GOAL OF THE EXERCISE: Nothing but the lines from the top of the data to the line holding "import * as" should be printed, word for word and both ends included; leave the pictures out.

━━━━━━━━━━━━━━━━

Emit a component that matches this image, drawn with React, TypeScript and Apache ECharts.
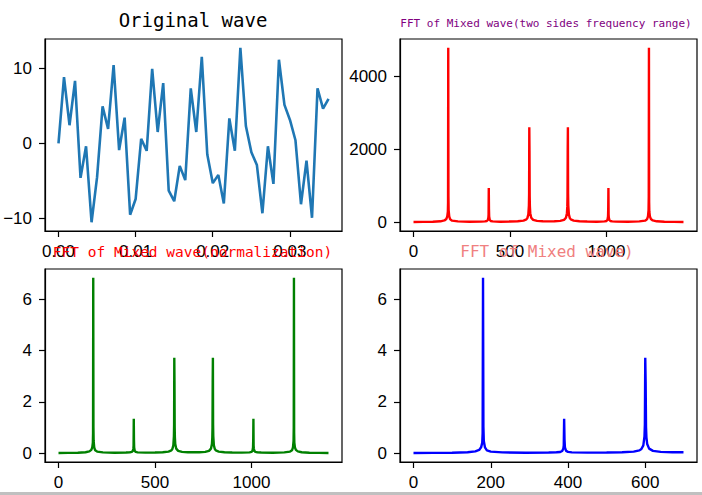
import React, { useEffect, useRef } from "react";
import * as echarts from "echarts";

// ---- Data ----
// Original wave: first 50 samples (sample spacing 1/1399 s)
const sampleStep = 1 / 1399;
const waveValues = [
  0, 8.8, 2.4, 8.3, -4.6, -0.4, -10.5, -4.5, 4.9, 1.9,
  10.4, -0.9, 3.4, -9.5, -7.4, 0.6, -1.0, 9.9, 1.5, 8.0,
  -6.3, -7.7, -3.0, -4.9, 7.3, 1.5, 11.5, -1.5, -5.3, -4.2,
  -8.0, 3.3, -1.0, 12.7, 2.3, -1.2, -2.9, -9.3, -0.4, -5.4,
  11.1, 5.1, 3.1, 0.4, -8.1, -2.3, -9.9, 7.3, 4.6, 5.9,
];

// FFT key points (frequency bin)
const fftBins = [
  0, 50, 100, 140, 160, 170, 175, 178, 179, 180, 181, 182, 185, 190, 200, 230, 290,
  350, 370, 380, 385, 388, 389, 390, 391, 392, 395, 400, 410, 450,
  500, 540, 570, 585, 590, 595, 598, 599, 600, 601, 602, 603, 605, 610, 620, 640, 670, 699,
  700, 730, 760, 780, 790, 795, 797, 798, 799, 800, 801, 802, 805, 810, 815, 830, 860, 900,
  950, 990, 1000, 1005, 1008, 1009, 1010, 1011, 1012, 1015, 1020, 1030, 1050,
  1110, 1170, 1200, 1210, 1215, 1218, 1219, 1220, 1221, 1222, 1225, 1230, 1240, 1260, 1300, 1350, 1399,
];

// |FFT| two sides
const fftTwoSided = [
  8, 10, 15, 26, 50, 90, 160, 290, 550, 4780, 715, 335, 160, 80, 45, 24, 14,
  18, 25, 35, 62, 130, 210, 940, 365, 160, 62, 36, 24, 16,
  20, 28, 45, 78, 115, 215, 460, 780, 2600, 1940, 710, 435, 250, 125, 65, 38, 28, 25,
  25, 28, 38, 65, 125, 250, 435, 710, 1940, 2600, 780, 460, 215, 115, 78, 45, 28, 20,
  16, 24, 36, 62, 160, 365, 940, 210, 130, 62, 35, 25, 18,
  14, 24, 45, 80, 160, 335, 715, 4780, 550, 290, 160, 90, 50, 26, 15, 10, 8,
];

// normalized |FFT|
const fftNormalized = [
  0.011, 0.014, 0.021, 0.037, 0.071, 0.129, 0.229, 0.414, 0.786, 6.829, 1.021, 0.479, 0.229, 0.114, 0.064, 0.034, 0.02,
  0.026, 0.036, 0.05, 0.089, 0.186, 0.3, 1.343, 0.521, 0.229, 0.089, 0.051, 0.034, 0.023,
  0.029, 0.04, 0.064, 0.111, 0.164, 0.307, 0.657, 1.114, 3.714, 2.771, 1.014, 0.621, 0.357, 0.179, 0.093, 0.054, 0.04, 0.036,
  0.036, 0.04, 0.054, 0.093, 0.179, 0.357, 0.621, 1.014, 2.771, 3.714, 1.114, 0.657, 0.307, 0.164, 0.111, 0.064, 0.04, 0.029,
  0.023, 0.034, 0.051, 0.089, 0.229, 0.521, 1.343, 0.3, 0.186, 0.089, 0.05, 0.036, 0.026,
  0.02, 0.034, 0.064, 0.114, 0.229, 0.479, 1.021, 6.829, 0.786, 0.414, 0.229, 0.129, 0.071, 0.037, 0.021, 0.014, 0.011,
];

const halfLimit = 699;

// Tick labels
const tlXTicks = [0, 0.01, 0.02, 0.03];
const tlYTicks = [-10, 0, 10];
const trXTicks = [0, 500, 1000];
const trYTicks = [0, 2000, 4000];
const blXTicks = [0, 500, 1000];
const blYTicks = [0, 2, 4, 6];
const brXTicks = [0, 200, 400, 600];
const brYTicks = [0, 2, 4, 6];

const titles = [
  "Original wave",
  "FFT of Mixed wave(two sides frequency range)",
  "FFT of Mixed wave(normalization)",
  "FFT of Mixed wave)",
];

const LABEL_FONT = "'Liberation Sans', Arial, sans-serif";
const TITLE_FONT = "'DejaVu Sans Mono', monospace";

const fmtMinus = (v: number, digits = 0) => {
  const s = Math.abs(v).toFixed(digits);
  return v < 0 ? "\u2212" + s : s;
};

function xAxisCfg(gridIndex: number, min: number, max: number, ticks: number[], digits: number) {
  return {
    type: "value",
    gridIndex,
    min,
    max,
    position: "bottom",
    splitLine: { show: false },
    axisLine: { show: true, onZero: false, lineStyle: { color: "#000", width: 1.2 } },
    axisTick: { show: true, length: 6, inside: false, customValues: ticks, lineStyle: { color: "#000", width: 1.2 } },
    axisLabel: {
      show: true,
      customValues: ticks,
      margin: 12,
      color: "#000",
      fontFamily: LABEL_FONT,
      fontSize: 17,
      formatter: (v: number) => fmtMinus(v, digits),
    },
  };
}

function yAxisCfg(gridIndex: number, min: number, max: number, ticks: number[]) {
  return {
    type: "value",
    gridIndex,
    min,
    max,
    position: "left",
    splitLine: { show: false },
    axisLine: { show: true, onZero: false, lineStyle: { color: "#000", width: 1.2 } },
    axisTick: { show: true, length: 6, inside: false, customValues: ticks, lineStyle: { color: "#000", width: 1.2 } },
    axisLabel: {
      show: true,
      customValues: ticks,
      margin: 13,
      color: "#000",
      fontFamily: LABEL_FONT,
      fontSize: 17,
      formatter: (v: number) => fmtMinus(v, 0),
    },
  };
}

export default function App() {
  const ref = useRef<HTMLDivElement>(null);

  useEffect(() => {
    if (!ref.current) return;
    const chart = echarts.init(ref.current, null, { renderer: "svg" });

    const waveData = waveValues.map((v, i) => [i * sampleStep, v]);
    const twoSidedData = fftBins.map((b, i) => [b, fftTwoSided[i]]);
    const normData = fftBins.map((b, i) => [b, fftNormalized[i]]);
    const halfData = normData.filter((p) => p[0] <= halfLimit);

    const gridBase = { show: true, borderColor: "#000", borderWidth: 1.2, backgroundColor: "#fff", containLabel: false };

    const option: any = {
      animation: false,
      backgroundColor: "#fff",
      grid: [
        { ...gridBase, left: 45, top: 39, width: 297, height: 192 },
        { ...gridBase, left: 400, top: 39, width: 297, height: 192 },
        { ...gridBase, left: 45, top: 269, width: 297, height: 193 },
        { ...gridBase, left: 400, top: 269, width: 297, height: 193 },
      ],
      xAxis: [
        xAxisCfg(0, -0.00175, 0.03677, tlXTicks, 2),
        xAxisCfg(1, -70, 1469, trXTicks, 0),
        xAxisCfg(2, -70, 1469, blXTicks, 0),
        xAxisCfg(3, -34.95, 733.95, brXTicks, 0),
      ],
      yAxis: [
        yAxisCfg(0, -11.66, 13.86, tlYTicks),
        yAxisCfg(1, -239, 5019, trYTicks),
        yAxisCfg(2, -0.3415, 7.171, blYTicks),
        yAxisCfg(3, -0.3415, 7.171, brYTicks),
      ],
      series: [
        {
          type: "line", xAxisIndex: 0, yAxisIndex: 0, data: waveData, showSymbol: false,
          lineStyle: { color: "#1f77b4", width: 2.6 }, itemStyle: { color: "#1f77b4" },
        },
        {
          type: "line", xAxisIndex: 1, yAxisIndex: 1, data: twoSidedData, showSymbol: false,
          lineStyle: { color: "#ff0000", width: 2.4 }, itemStyle: { color: "#ff0000" },
        },
        {
          type: "line", xAxisIndex: 2, yAxisIndex: 2, data: normData, showSymbol: false,
          lineStyle: { color: "#008000", width: 2.4 }, itemStyle: { color: "#008000" },
        },
        {
          type: "line", xAxisIndex: 3, yAxisIndex: 3, data: halfData, showSymbol: false,
          lineStyle: { color: "#0000ff", width: 2.4 }, itemStyle: { color: "#0000ff" },
        },
      ],
      graphic: [
        {
          type: "text", x: 193, y: 19.5, z: 100,
          style: { text: titles[0], font: `19px ${TITLE_FONT}`, fill: "#000", align: "center", verticalAlign: "middle" },
        },
        {
          type: "text", x: 546, y: 23, z: 100,
          style: { text: titles[1], font: `11px ${TITLE_FONT}`, fill: "#800080", align: "center", verticalAlign: "middle" },
        },
        {
          type: "text", x: 192.5, y: 251.7, z: 100,
          style: { text: titles[2], font: `14.5px ${TITLE_FONT}`, fill: "#ff0000", align: "center", verticalAlign: "middle" },
        },
        {
          type: "text", x: 547, y: 251.7, z: 100,
          style: { text: titles[3], font: `16px ${TITLE_FONT}`, fill: "#f08080", align: "center", verticalAlign: "middle" },
        },
        {
          type: "rect", z: 100,
          shape: { x: 0, y: 492, width: 702, height: 3 },
          style: { fill: "#c0c0c0" },
        },
      ],
    };

    chart.setOption(option);
    return () => chart.dispose();
  }, []);

  return (
    <div
      ref={ref}
      style={{ position: "absolute", left: 0, top: 0, width: 702, height: 495, background: "#fff" }}
    />
  );
}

━━━━━━━━━━━━━━━━

TASK RESULT:
Emit a component that matches this image, drawn with React, TypeScript and Apache ECharts.
import React, { useEffect, useRef } from "react";
import * as echarts from "echarts";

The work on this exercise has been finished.